There's very little information in scripture or anywhere regarding Jesus' early life, but many traditions have grown up around Christmas and Epiphany. Traditions such as naming three kings Melchior, Kaspar, and Balthazar, traditions like decorated evergreen trees, carols and songs, and giving gifts rooted in creation are ways we make Jesus' life real to ourselves and our neighbors. Traditions are ways of incarnating, enfleshing, embodying the Nativity or birth account. You've likely noticed our Christmas Story combines narratives from Luke's gospel and from Matthew's.

Stars are the epiphany symbol! As an alternate or in addition to New Year's resolutions, there's a recent practice of choosing a star word early in the new year as a guide for the upcoming year. You can ask someone else to suggest one, or in the Spirit claim a word to light your path the way a star led the magi.

Blessing your dwelling (house, apartment, office, workshop, studio, retail space, etc.) with chalk is an historical practice for New Year's Day, Epiphany, or any time. An internet search will provide resources to make the blessing short and simple or long and elaborate.
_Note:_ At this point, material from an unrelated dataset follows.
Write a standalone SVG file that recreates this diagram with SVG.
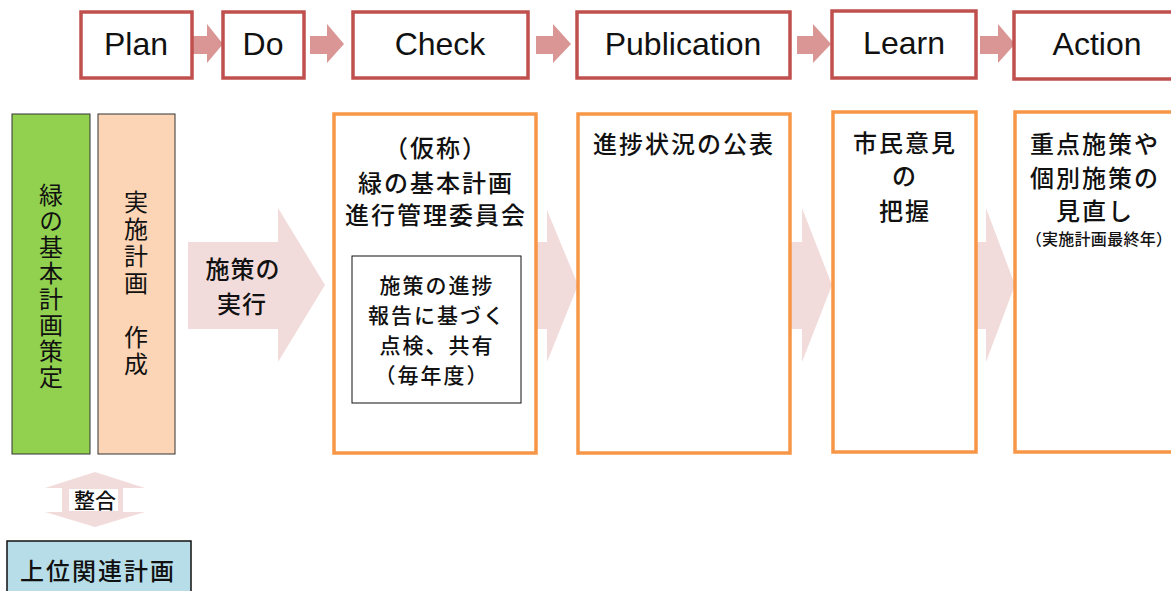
<svg xmlns="http://www.w3.org/2000/svg" width="1171" height="591" viewBox="0 0 1171 591">
<style>
.phase{fill:#fff;stroke:#c0504d;stroke-width:3.5}
.ptxt{font-family:"Liberation Sans",Arial,sans-serif;font-size:32px;fill:#111;text-anchor:middle}
.sarrow{fill:#d99694}
.barrow{fill:#f2dcdb}
.obox{fill:#fff;stroke:#f79646;stroke-width:3.5}
.jp{font-family:"Noto Sans CJK JP","Noto Sans CJK SC",sans-serif;fill:#111}
.m{font-weight:500}
.c{text-anchor:middle}
.l24{font-size:24px;letter-spacing:2px}
.l21{font-size:21px;letter-spacing:2px}
</style>
<rect width="1171" height="591" fill="#fff"/>
<g id="connectors">
<polygon class="sarrow" points="192,36 207,36 207,24 223,44 207,63 207,54 192,54"/>
<polygon class="sarrow" points="310,36 327,36 327,24 344,44 327,63 327,54 310,54"/>
<polygon class="sarrow" points="536,36 553,36 553,24 571,44 553,63 553,54 536,54"/>
<polygon class="sarrow" points="797,36 813,36 813,24 831,44 813,63 813,54 797,54"/>
<polygon class="sarrow" points="980,36 998,36 998,24 1015,44 998,63 998,54 980,54"/>
<polygon class="barrow" points="188,242 278,242 278,208 325,285 278,362 278,329 188,329"/>
<polygon class="barrow" points="530,242 547,242 547,210 578,285 547,362 547,329 530,329"/>
<polygon class="barrow" points="788,242 802,242 802,208 832,285 802,362 802,329 788,329"/>
<polygon class="barrow" points="972,242 986,242 986,208 1015,285 986,362 986,329 972,329"/>
<polygon class="barrow" points="95,472 145,488 123,488 123,512 145,512 95,527 45,512 62,512 62,488 45,488"/>
<rect x="69" y="489" width="49" height="22" fill="#fff"/>
<text class="jp c m" x="95" y="508" style="font-size:21px">整合</text>
</g>
<g id="plan"><rect class="phase" x="81" y="12" width="111" height="66"/><text class="ptxt" x="136" y="55">Plan</text></g>
<g id="do"><rect class="phase" x="223" y="12" width="81" height="66"/><text class="ptxt" x="263" y="55">Do</text></g>
<g id="check"><rect class="phase" x="353" y="12" width="175" height="66"/><text class="ptxt" x="440" y="55">Check</text></g>
<g id="publication"><rect class="phase" x="577" y="12" width="213" height="66"/><text class="ptxt" x="683" y="55">Publication</text></g>
<g id="learn"><rect class="phase" x="832" y="11" width="144" height="67"/><text class="ptxt" x="904" y="54">Learn</text></g>
<g id="action"><rect class="phase" x="1014" y="12" width="170" height="67"/><text class="ptxt" x="1097" y="55">Action</text></g>
<g id="kihon"><rect x="12" y="114" width="78" height="340" fill="#92d050" stroke="#333" stroke-width="1"/>
<text class="jp l24" x="51" y="183" writing-mode="vertical-rl">緑の基本計画策定</text></g>
<g id="jisshi"><rect x="98" y="114" width="77" height="340" fill="#fbd5b5" stroke="#333" stroke-width="1"/>
<text class="jp" x="136" y="190" writing-mode="vertical-rl" style="font-size:24px;letter-spacing:3px">実施計画　作成</text></g>
<g id="shisaku"><text class="jp c m" x="243" y="278" style="font-size:24px;letter-spacing:1px">施策の</text><text class="jp c m" x="242" y="313" style="font-size:24px;letter-spacing:1px">実行</text></g>
<g id="iinkai"><rect class="obox" x="334" y="114" width="202" height="339"/>
<text class="jp c l24 m" x="436" y="157">（仮称）</text>
<text class="jp c l24 m" x="436" y="192">緑の基本計画</text>
<text class="jp c l24 m" x="436" y="224">進行管理委員会</text></g>
<g id="tenken"><rect x="352" y="256" width="169" height="147" fill="#fff" stroke="#111" stroke-width="1"/>
<text class="jp c l21 m" x="437" y="293">施策の進捗</text>
<text class="jp c l21 m" x="437" y="323">報告に基づく</text>
<text class="jp c l21 m" x="437" y="353">点検、共有</text>
<text class="jp c l21 m" x="432" y="383">（毎年度）</text></g>
<g id="kohyo"><rect class="obox" x="578" y="114" width="212" height="339"/>
<text class="jp c l24 m" x="684" y="153">進捗状況の公表</text></g>
<g id="iken"><rect class="obox" x="833" y="112" width="143" height="340"/>
<text class="jp c l24 m" x="905" y="152">市民意見</text>
<text class="jp c l24 m" x="905" y="185">の</text>
<text class="jp c l24 m" x="905" y="220">把握</text></g>
<g id="minaoshi"><rect class="obox" x="1015" y="112" width="170" height="340"/>
<text class="jp c l24 m" x="1095" y="153">重点施策や</text>
<text class="jp c l24 m" x="1095" y="187">個別施策の</text>
<text class="jp c l24 m" x="1095" y="220">見直し</text>
<text class="jp c m" x="1099" y="245" style="font-size:16px;letter-spacing:0.3px">（実施計画最終年）</text></g>
<g id="joui"><rect x="7" y="541" width="184" height="60" fill="#b7dee8" stroke="#111" stroke-width="1.5"/>
<text class="jp c m" x="98" y="580" style="font-size:24px;letter-spacing:2px">上位関連計画</text></g>
</svg>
The inscription for this year is 20+C+M+B+25—the calendar year with CMB sandwiched in the middle.

CMB can stand for traditional magi names Caspar, Melchior, and Balthasar, or it can be initials for Christus Mansionem Benedicat / May Christ Bless this House. Although Latin "house" is similar to English mansion for a huge dwelling (or manse for the pastor's house that's not usually very big), it doesn't imply large. It's a home, a way station, a stayover place. You can bless the entraway and/or separate rooms.